Neglecting the first term in Equation (32) gives

$$ \Psi=R_{\rm g}^2\nabla_{\perp}^2\Phi, \quad R_{\rm g}^2=\lambda_{\rm De}^2 {c^2\over v_0^2}=\lambda_{\rm c}^2{V_{\rm e}^2\over v_0^2}. $$

(33)

Combining Equations (7) and (33), one obtains the wave equation for KAWs in a form analogous to Equation (13):

$$ \biggl[{1\over v_0^2}{\partial^2\over\partial t^2}-\bigl(1-R_{\rm g}^2 \nabla _{\perp}^2\bigr){\partial^2\over\partial z^2} \biggr] \left ( \begin{array}{c}\Phi\\ \Psi \end{array} \right ) =0. $$

(34)

After Fourier transforming, Equations (4), (33), and (34) imply the wave properties in Equation (2). The requirement \(v_{\rm A}^{2}\ll V_{\rm e}^{2}\) renders KAWs of little interest in the present context.

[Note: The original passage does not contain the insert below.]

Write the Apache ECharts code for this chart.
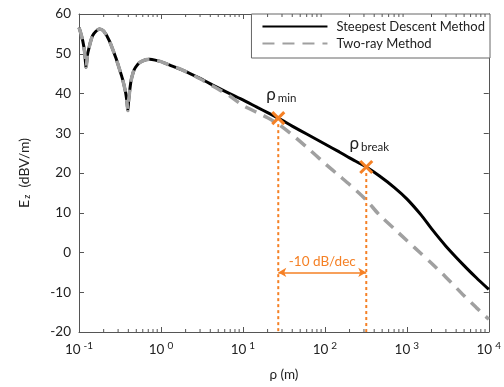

More detailed treatments of KAWs are available (Hasegawa 1976; Lysak and Lotko 1996; Lysak and Song 2003; Damiano, Wright, and McKenzie 2009). In particular, the value of the parameter \(R_{\rm g}\) in Equation (2) derived by Hasegawa (1976) is (Lysak and Lotko 1996)

$$ R_{\rm g}^2={V_{\rm i}^2\over\Omega_{\rm i}^2} \biggl( {3\over 4}+{T_{\rm e}\over T_{\rm i}} \biggr), $$

(35)

where \(V_{\rm i}^{2}=T_{\rm i}/m_{\rm i}\) and \(\Omega_{\rm i}=q_{\rm i}B/m_{\rm i}\) are the thermal speed and gyrofrequency, respectively, of ions of mass \(m_{\rm i}\) and charge \(q_{\rm i}\).

Appendix B: Scalar and Vector Potentials

Stasiewicz et al. (2000) derived the properties of IAWs using the conventional description of the electromagnetic field in terms of the scalar potential, ϕ, and the vector potential, \({\bf A}\):

$$ {\bf E}=-{\bf\nabla}\phi-{\partial{\bf A}\over\partial t}, \qquad \delta{\bf B}={\bf \nabla}\times{\bf A}, $$

(36)

where \(\delta{\bf B}\) is the magnetic field in the wave. These authors gave an argument for assuming \({\bf A}_{\perp}=0\). (We interpret \({\bf A}_{\perp}=0\) as the gauge condition in the case where \({\bf\nabla }\times {\bf E}_{\perp}\) is set to zero, because it describes magnetoacoustic rather than Alfvén waves.) With \({\bf A}=A_{z}{\hat{\bf z}}\), Equation (36) becomes

$$ {\bf E}_{\perp}=-{\bf\nabla}_{\perp}\phi, \qquad E_z=- {\partial\phi\over\partial z}-{\partial A_z\over\partial t}, \qquad \delta{\bf B}={\bf \nabla}A_z\times{\hat{\bf z}}. $$

(37)

An arbitrary gauge transformation involves an arbitrary function, ψ say, with the new potentials given by

$$ \phi'=\phi+{\partial\psi\over\partial t}, \qquad {\bf A}'={ \bf A}-{\bf\nabla}\psi. $$

(38)

The two-potential model follows by assuming \(A'_{z}=0\), implying that ψ is determined by ∂ψ/∂z=A _z . One then finds

$$ \Phi=\phi, \qquad \Psi=\phi+\int \mathrm{d}z\,{\partial A_z\over\partial t}, \qquad {\bf A}'_{\perp}=-{\bf\nabla}_{\perp}\int \mathrm{d}z \,A_z. $$

(39)

We conclude that the two descriptions are equivalent.